» RECORDED INFORMATION
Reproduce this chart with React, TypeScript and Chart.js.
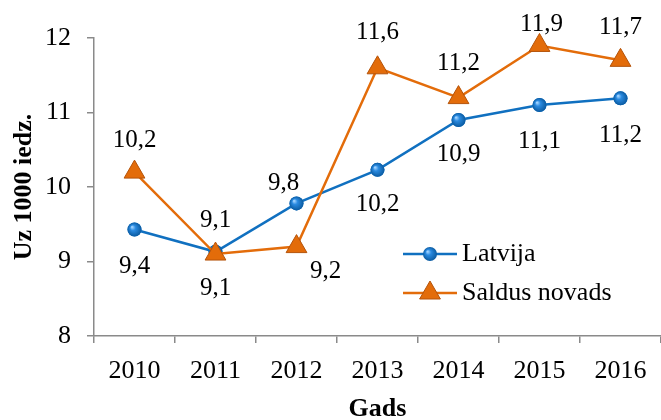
import React, { useEffect, useRef } from "react";
import { Chart, registerables } from "chart.js";

Chart.register(...registerables);

const categories = ["2010", "2011", "2012", "2013", "2014", "2015", "2016"];
const latvija = [9.43, 9.13, 9.78, 10.23, 10.9, 11.1, 11.19];
const saldus = [10.2, 9.1, 9.2, 11.6, 11.2, 11.9, 11.7];
const seriesNames = ["Latvija", "Saldus novads"];
const yTitle = "Uz 1000 iedz.";
const xTitle = "Gads";

// label placement offsets (dx, dy) relative to each point
const latvijaLabelOffsets = [[0, 37], [0, -31], [-13, -20], [0, 35], [0, 34], [0, 36], [0, 37]];
const saldusLabelOffsets = [[0, -32], [0, 34], [29, 25], [0, -35], [0, -34], [2, -21], [0, -33]];

const BLUE = "#1070C0";
const BLUE_DARK = "#0A5A9E";
const ORANGE = "#E36C0A";
const ORANGE_DARK = "#B4530A";
const AXIS = "#8a8a8a";
const FONT = "'Liberation Serif', 'Times New Roman', serif";

const fmt = (v: number) => v.toFixed(1).replace(".", ",");

export default function App() {
  const ref = useRef<HTMLCanvasElement | null>(null);

  useEffect(() => {
    document.body.style.margin = "0";
    const canvas = ref.current;
    if (!canvas) return;

    const labelsPlugin = {
      id: "valueLabels",
      afterDatasetsDraw(chart: any) {
        const ctx = chart.ctx;
        ctx.save();
        ctx.font = `25px ${FONT}`;
        ctx.fillStyle = "#000";
        ctx.textAlign = "center";
        ctx.textBaseline = "middle";
        const offs = [latvijaLabelOffsets, saldusLabelOffsets];
        chart.data.datasets.forEach((ds: any, di: number) => {
          const meta = chart.getDatasetMeta(di);
          meta.data.forEach((pt: any, i: number) => {
            const [dx, dy] = offs[di][i];
            ctx.fillText(fmt(ds.data[i]), pt.x + dx, pt.y + dy);
          });
        });
        ctx.restore();
      },
    };

    const shinePlugin = {
      id: "shine",
      afterDatasetDraw(chart: any, args: any) {
        if (args.index !== 0) return;
        const ctx = chart.ctx;
        const meta = chart.getDatasetMeta(0);
        ctx.save();
        meta.data.forEach((pt: any) => {
          const r = 7;
          const g = ctx.createRadialGradient(pt.x - 2.5, pt.y - 2.5, 0.5, pt.x, pt.y, r);
          g.addColorStop(0, "#9fd2ff");
          g.addColorStop(0.35, "#2a8ae0");
          g.addColorStop(1, "#0a5aa0");
          ctx.beginPath();
          ctx.arc(pt.x, pt.y, r, 0, Math.PI * 2);
          ctx.fillStyle = g;
          ctx.fill();
        });
        ctx.restore();
      },
    };

    const legendPlugin = {
      id: "customLegend",
      afterDraw(chart: any) {
        const ctx = chart.ctx;
        ctx.save();
        const x0 = 403, x1 = 457;
        const ys = [254, 293];
        const colors = [BLUE, ORANGE];
        ys.forEach((y, i) => {
          ctx.strokeStyle = colors[i];
          ctx.lineWidth = 2.5;
          ctx.beginPath();
          ctx.moveTo(x0, y);
          ctx.lineTo(x1, y);
          ctx.stroke();
          const cx = (x0 + x1) / 2;
          if (i === 0) {
            const g = ctx.createRadialGradient(cx - 2.5, y - 2.5, 0.5, cx, y, 7);
            g.addColorStop(0, "#9fd2ff");
            g.addColorStop(0.35, "#2a8ae0");
            g.addColorStop(1, "#0a5aa0");
            ctx.beginPath();
            ctx.arc(cx, y, 7, 0, Math.PI * 2);
            ctx.fillStyle = g;
            ctx.fill();
          } else {
            ctx.beginPath();
            ctx.moveTo(cx, y - 12);
            ctx.lineTo(cx + 10.4, y + 6);
            ctx.lineTo(cx - 10.4, y + 6);
            ctx.closePath();
            ctx.fillStyle = ORANGE;
            ctx.fill();
            ctx.strokeStyle = ORANGE_DARK;
            ctx.lineWidth = 1;
            ctx.stroke();
          }
          ctx.fillStyle = "#000";
          ctx.font = `26px ${FONT}`;
          ctx.textAlign = "left";
          ctx.textBaseline = "middle";
          ctx.fillText(seriesNames[i], x1 + 5, y);
        });
        ctx.restore();
      },
    };

    const chart = new Chart(canvas, {
      type: "line",
      data: {
        labels: categories,
        datasets: [
          {
            label: seriesNames[0],
            data: latvija,
            borderColor: BLUE,
            borderWidth: 2.5,
            backgroundColor: BLUE,
            pointStyle: "circle",
            pointRadius: 7,
            pointBackgroundColor: "#1a7fd4",
            pointBorderColor: BLUE_DARK,
            pointBorderWidth: 0,
            tension: 0,
            order: 1,
            clip: false,
          },
          {
            label: seriesNames[1],
            data: saldus,
            borderColor: ORANGE,
            borderWidth: 2.5,
            backgroundColor: ORANGE,
            pointStyle: "triangle",
            pointRadius: 12,
            pointBackgroundColor: ORANGE,
            pointBorderColor: ORANGE_DARK,
            pointBorderWidth: 1,
            tension: 0,
            order: 0,
            clip: false,
          },
        ],
      },
      options: {
        animation: false,
        responsive: false,
        maintainAspectRatio: false,
        events: [],
        layout: { autoPadding: false, padding: { top: 38, right: 0, left: 0, bottom: 0 } },
        plugins: {
          legend: { display: false },
          tooltip: { enabled: false },
        },
        scales: {
          x: {
            offset: true,
            grid: {
              offset: true,
              drawOnChartArea: false,
              drawTicks: true,
              tickLength: 7,
              color: AXIS,
              lineWidth: 1.5,
            },
            border: { color: AXIS, width: 1.5 },
            ticks: {
              color: "#000",
              font: { family: FONT, size: 26 },
              padding: 13,
              maxRotation: 0,
            },
            title: {
              display: true,
              text: xTitle,
              color: "#000",
              font: { family: FONT, size: 26, weight: "bold" },
              padding: { top: 0, bottom: -5 },
            },
            afterFit(scale: any) {
              scale.height = 84;
              scale.paddingLeft = 0;
              scale.paddingRight = 0;
            },
          },
          y: {
            min: 8,
            max: 12,
            grid: {
              drawOnChartArea: false,
              drawTicks: true,
              tickLength: 7,
              color: AXIS,
              lineWidth: 1.5,
            },
            border: { color: AXIS, width: 1.5 },
            ticks: {
              stepSize: 1,
              color: "#000",
              font: { family: FONT, size: 26 },
              padding: 16,
            },
            title: {
              display: true,
              text: yTitle,
              color: "#000",
              font: { family: FONT, size: 26, weight: "bold" },
              padding: { top: 9, bottom: 0 },
            },
            afterFit(scale: any) {
              scale.width = 94;
              scale.paddingTop = 0;
              scale.paddingBottom = 0;
            },
          },
        },
      },
      plugins: [shinePlugin, labelsPlugin, legendPlugin],
    });

    return () => chart.destroy();
  }, []);

  return (
    <div style={{ width: 661, height: 420 }}>
      <canvas ref={ref} width={661} height={420} style={{ display: "block" }} />
    </div>
  );
}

» THE TASK
Strip out the pictures and quote the remaining data word for word.

» CORRECT RESPONSE
Reproduce this chart with React, TypeScript and Chart.js.
import React, { useEffect, useRef } from "react";
import { Chart, registerables } from "chart.js";

Chart.register(...registerables);

const categories = ["2010", "2011", "2012", "2013", "2014", "2015", "2016"];
const latvija = [9.43, 9.13, 9.78, 10.23, 10.9, 11.1, 11.19];
const saldus = [10.2, 9.1, 9.2, 11.6, 11.2, 11.9, 11.7];
const seriesNames = ["Latvija", "Saldus novads"];
const yTitle = "Uz 1000 iedz.";
const xTitle = "Gads";

// label placement offsets (dx, dy) relative to each point
const latvijaLabelOffsets = [[0, 37], [0, -31], [-13, -20], [0, 35], [0, 34], [0, 36], [0, 37]];
const saldusLabelOffsets = [[0, -32], [0, 34], [29, 25], [0, -35], [0, -34], [2, -21], [0, -33]];

const BLUE = "#1070C0";
const BLUE_DARK = "#0A5A9E";
const ORANGE = "#E36C0A";
const ORANGE_DARK = "#B4530A";
const AXIS = "#8a8a8a";
const FONT = "'Liberation Serif', 'Times New Roman', serif";

const fmt = (v: number) => v.toFixed(1).replace(".", ",");

export default function App() {
  const ref = useRef<HTMLCanvasElement | null>(null);

  useEffect(() => {
    document.body.style.margin = "0";
    const canvas = ref.current;
    if (!canvas) return;

    const labelsPlugin = {
      id: "valueLabels",
      afterDatasetsDraw(chart: any) {
        const ctx = chart.ctx;
        ctx.save();
        ctx.font = `25px ${FONT}`;
        ctx.fillStyle = "#000";
        ctx.textAlign = "center";
        ctx.textBaseline = "middle";
        const offs = [latvijaLabelOffsets, saldusLabelOffsets];
        chart.data.datasets.forEach((ds: any, di: number) => {
          const meta = chart.getDatasetMeta(di);
          meta.data.forEach((pt: any, i: number) => {
            const [dx, dy] = offs[di][i];
            ctx.fillText(fmt(ds.data[i]), pt.x + dx, pt.y + dy);
          });
        });
        ctx.restore();
      },
    };

    const shinePlugin = {
      id: "shine",
      afterDatasetDraw(chart: any, args: any) {
        if (args.index !== 0) return;
        const ctx = chart.ctx;
        const meta = chart.getDatasetMeta(0);
        ctx.save();
        meta.data.forEach((pt: any) => {
          const r = 7;
          const g = ctx.createRadialGradient(pt.x - 2.5, pt.y - 2.5, 0.5, pt.x, pt.y, r);
          g.addColorStop(0, "#9fd2ff");
          g.addColorStop(0.35, "#2a8ae0");
          g.addColorStop(1, "#0a5aa0");
          ctx.beginPath();
          ctx.arc(pt.x, pt.y, r, 0, Math.PI * 2);
          ctx.fillStyle = g;
          ctx.fill();
        });
        ctx.restore();
      },
    };

    const legendPlugin = {
      id: "customLegend",
      afterDraw(chart: any) {
        const ctx = chart.ctx;
        ctx.save();
        const x0 = 403, x1 = 457;
        const ys = [254, 293];
        const colors = [BLUE, ORANGE];
        ys.forEach((y, i) => {
          ctx.strokeStyle = colors[i];
          ctx.lineWidth = 2.5;
          ctx.beginPath();
          ctx.moveTo(x0, y);
          ctx.lineTo(x1, y);
          ctx.stroke();
          const cx = (x0 + x1) / 2;
          if (i === 0) {
            const g = ctx.createRadialGradient(cx - 2.5, y - 2.5, 0.5, cx, y, 7);
            g.addColorStop(0, "#9fd2ff");
            g.addColorStop(0.35, "#2a8ae0");
            g.addColorStop(1, "#0a5aa0");
            ctx.beginPath();
            ctx.arc(cx, y, 7, 0, Math.PI * 2);
            ctx.fillStyle = g;
            ctx.fill();
          } else {
            ctx.beginPath();
            ctx.moveTo(cx, y - 12);
            ctx.lineTo(cx + 10.4, y + 6);
            ctx.lineTo(cx - 10.4, y + 6);
            ctx.closePath();
            ctx.fillStyle = ORANGE;
            ctx.fill();
            ctx.strokeStyle = ORANGE_DARK;
            ctx.lineWidth = 1;
            ctx.stroke();
          }
          ctx.fillStyle = "#000";
          ctx.font = `26px ${FONT}`;
          ctx.textAlign = "left";
          ctx.textBaseline = "middle";
          ctx.fillText(seriesNames[i], x1 + 5, y);
        });
        ctx.restore();
      },
    };

    const chart = new Chart(canvas, {
      type: "line",
      data: {
        labels: categories,
        datasets: [
          {
            label: seriesNames[0],
            data: latvija,
            borderColor: BLUE,
            borderWidth: 2.5,
            backgroundColor: BLUE,
            pointStyle: "circle",
            pointRadius: 7,
            pointBackgroundColor: "#1a7fd4",
            pointBorderColor: BLUE_DARK,
            pointBorderWidth: 0,
            tension: 0,
            order: 1,
            clip: false,
          },
          {
            label: seriesNames[1],
            data: saldus,
            borderColor: ORANGE,
            borderWidth: 2.5,
            backgroundColor: ORANGE,
            pointStyle: "triangle",
            pointRadius: 12,
            pointBackgroundColor: ORANGE,
            pointBorderColor: ORANGE_DARK,
            pointBorderWidth: 1,
            tension: 0,
            order: 0,
            clip: false,
          },
        ],
      },
      options: {
        animation: false,
        responsive: false,
        maintainAspectRatio: false,
        events: [],
        layout: { autoPadding: false, padding: { top: 38, right: 0, left: 0, bottom: 0 } },
        plugins: {
          legend: { display: false },
          tooltip: { enabled: false },
        },
        scales: {
          x: {
            offset: true,
            grid: {
              offset: true,
              drawOnChartArea: false,
              drawTicks: true,
              tickLength: 7,
              color: AXIS,
              lineWidth: 1.5,
            },
            border: { color: AXIS, width: 1.5 },
            ticks: {
              color: "#000",
              font: { family: FONT, size: 26 },
              padding: 13,
              maxRotation: 0,
            },
            title: {
              display: true,
              text: xTitle,
              color: "#000",
              font: { family: FONT, size: 26, weight: "bold" },
              padding: { top: 0, bottom: -5 },
            },
            afterFit(scale: any) {
              scale.height = 84;
              scale.paddingLeft = 0;
              scale.paddingRight = 0;
            },
          },
          y: {
            min: 8,
            max: 12,
            grid: {
              drawOnChartArea: false,
              drawTicks: true,
              tickLength: 7,
              color: AXIS,
              lineWidth: 1.5,
            },
            border: { color: AXIS, width: 1.5 },
            ticks: {
              stepSize: 1,
              color: "#000",
              font: { family: FONT, size: 26 },
              padding: 16,
            },
            title: {
              display: true,
              text: yTitle,
              color: "#000",
              font: { family: FONT, size: 26, weight: "bold" },
              padding: { top: 9, bottom: 0 },
            },
            afterFit(scale: any) {
              scale.width = 94;
              scale.paddingTop = 0;
              scale.paddingBottom = 0;
            },
          },
        },
      },
      plugins: [shinePlugin, labelsPlugin, legendPlugin],
    });

    return () => chart.destroy();
  }, []);

  return (
    <div style={{ width: 661, height: 420 }}>
      <canvas ref={ref} width={661} height={420} style={{ display: "block" }} />
    </div>
  );
}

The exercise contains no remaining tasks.